The Rebbe thought about it and said, “You should make the basement ceiling higher and you should make the foundations sturdy enough to add more stories afterwards, even if you don’t have the financing to do it now.” He added that the bigger the container, the more blessings the Almighty can put into it.
Then the Rebbe smiled. He told my father to be happy and to think of himself as a soldier going into battle – who doesn’t know the outcome, but who has the faith that he will prevail. He instructed him to go back to Montreal and visit his bank manager with full confidence that G-d was on his side and everything would turn out right.
My father walked out of there a different person. In those few minutes, the Rebbe changed him from being despondent and worried to being confident.
And sure enough! Upon returning to Montreal, he managed to get a mortgage at a very good rate, and he built a new building.
I don’t remember everything now, but I do think he followed the Rebbe’s advice and made the foundation sturdy enough for future expansion.
The Rebbe somehow instilled such confidence in him that he was able to proceed aggressively and to ask for things – like bank financing at half the going rate – that he was reluctant to ask for before.
The cost of the building was going to be around a $120,000. My father invested $40,000 of his own money and secured a mortgage of $80,000 at six percent (when the going rate was twelve percent). And that’s how he was able to finance the project.

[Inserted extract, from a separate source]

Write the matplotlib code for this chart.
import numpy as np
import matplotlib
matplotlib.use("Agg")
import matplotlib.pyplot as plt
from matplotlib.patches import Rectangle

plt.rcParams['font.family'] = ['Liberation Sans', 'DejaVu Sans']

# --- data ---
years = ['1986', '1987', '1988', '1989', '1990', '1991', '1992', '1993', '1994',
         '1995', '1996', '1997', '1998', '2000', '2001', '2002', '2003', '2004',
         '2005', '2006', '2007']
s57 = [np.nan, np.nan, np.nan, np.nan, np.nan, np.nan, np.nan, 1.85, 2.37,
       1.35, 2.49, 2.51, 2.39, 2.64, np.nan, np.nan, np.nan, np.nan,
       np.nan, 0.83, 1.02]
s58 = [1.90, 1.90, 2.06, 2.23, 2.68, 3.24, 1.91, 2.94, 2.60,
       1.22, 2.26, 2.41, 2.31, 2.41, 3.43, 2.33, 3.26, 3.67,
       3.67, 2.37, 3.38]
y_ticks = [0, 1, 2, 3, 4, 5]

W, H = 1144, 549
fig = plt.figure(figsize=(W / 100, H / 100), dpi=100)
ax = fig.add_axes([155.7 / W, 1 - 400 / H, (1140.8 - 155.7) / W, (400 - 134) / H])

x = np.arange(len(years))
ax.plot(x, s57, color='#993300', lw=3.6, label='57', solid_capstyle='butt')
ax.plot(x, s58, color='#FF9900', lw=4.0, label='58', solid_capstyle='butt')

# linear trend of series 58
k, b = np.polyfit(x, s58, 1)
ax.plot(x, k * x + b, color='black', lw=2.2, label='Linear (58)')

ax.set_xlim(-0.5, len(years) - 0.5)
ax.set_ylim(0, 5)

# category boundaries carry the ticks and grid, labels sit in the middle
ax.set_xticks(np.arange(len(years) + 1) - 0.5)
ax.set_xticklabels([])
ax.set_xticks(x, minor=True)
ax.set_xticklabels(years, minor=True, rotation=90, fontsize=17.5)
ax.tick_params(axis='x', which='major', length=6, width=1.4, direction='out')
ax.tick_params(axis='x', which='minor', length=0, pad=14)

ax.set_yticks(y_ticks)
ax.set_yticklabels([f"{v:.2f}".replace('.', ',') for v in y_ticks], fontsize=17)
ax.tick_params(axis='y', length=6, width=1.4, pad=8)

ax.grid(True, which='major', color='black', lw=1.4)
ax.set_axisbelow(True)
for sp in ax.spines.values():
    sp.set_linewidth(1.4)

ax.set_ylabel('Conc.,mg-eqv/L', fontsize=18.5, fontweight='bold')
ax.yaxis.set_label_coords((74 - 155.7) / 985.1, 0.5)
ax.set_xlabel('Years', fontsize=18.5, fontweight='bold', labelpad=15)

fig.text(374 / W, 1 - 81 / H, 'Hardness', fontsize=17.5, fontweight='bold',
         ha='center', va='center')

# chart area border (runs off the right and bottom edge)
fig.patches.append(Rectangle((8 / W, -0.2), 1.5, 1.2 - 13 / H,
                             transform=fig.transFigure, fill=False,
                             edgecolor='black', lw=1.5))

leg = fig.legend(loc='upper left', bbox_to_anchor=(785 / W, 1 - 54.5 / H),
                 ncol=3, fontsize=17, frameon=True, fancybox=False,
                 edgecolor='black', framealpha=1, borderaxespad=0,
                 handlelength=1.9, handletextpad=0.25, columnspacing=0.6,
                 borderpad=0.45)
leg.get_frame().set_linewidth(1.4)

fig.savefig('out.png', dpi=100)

I recall that sometime after this, a supplier wanted my father to be his partner in investing in land in the suburban part of Montreal. Ever cautious, my father turned down this offer. But the supplier kept pressing him. Finally, my father consulted the Rebbe.
The Rebbe encouraged him to do this venture. He even told my father to sell his house and invest in this land. This was a very aggressive suggestion, but my father heard the Rebbe. When he first told my mother that he wanted to sell the house, she was very much against it. But in the end she agreed, and he did it; he even borrowed money from his children. That’s how much he trusted the Rebbe’s advice.

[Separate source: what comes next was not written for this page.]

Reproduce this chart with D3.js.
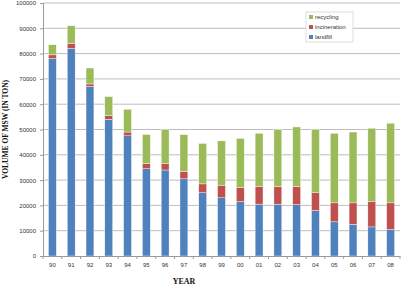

He ended up becoming a partner with the supplier and a twenty-five percent owner of the venture, if I recall correctly.
Of course, the Rebbe was right on the mark. When my father and his partner bought the land it was zoned as farmland; the taxes were very low and nothing was happening there. But then the land was rezoned and its value rose dramatically. For twenty years, my father and his partner kept selling off parcels of this land, and it became a source of significant revenue for them for many years until they sold all of it.
The land cost around five cents a square foot at the outset, but when they sold the last piece years later, it was close to five dollars a square foot. So it was a very profitable venture.
Eventually, because of this investment, my father bought a house in Israel, where he made aliyah in 1978, a happy man. All thanks to the Rebbe.
Mr. Elimelech Leiman was interviewed in his home in Jerusalem in May of 2011.